Following graduation, Chilean Orellana returned to South America briefly before heading back to the UK to explore potential opportunities for his device.

The O-Wind Turbine will now go into the international reckoning for the James Dyson Award alongside winners and runners-up from 26 other countries.

Dyson engineers will narrow the entries down to 20 – the shortlist is announced on October 18th – before Sir James Dyson himself chooses the winner and two runners-up on November 15th.

The runners-up will receive £5,000 apiece but potentially world-changing projects require hundreds of thousands of pounds to develop, finalise, patent and launch into the marketplace.

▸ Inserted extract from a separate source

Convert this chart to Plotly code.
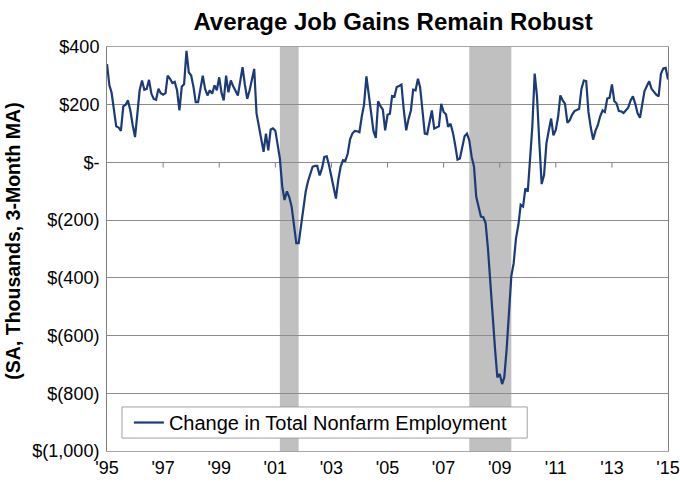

Orellana is plotting a two-year development phase.

“I've been getting a lot of attention on the back of the James Dyson Award – people coming to me and saying 'I want one. If there's a crowdfunding round, I want to support it',” said Orellana.

“I am looking at crowdfunding. Initially everyone said to go for Innovate UK or European Horizon 2020 grants – but they all ask you to co-fund it to some extent. It's not easy to find that at this stage.

“Crowdfunding could be the answer – that's a decision I'll have to make in the next few weeks.”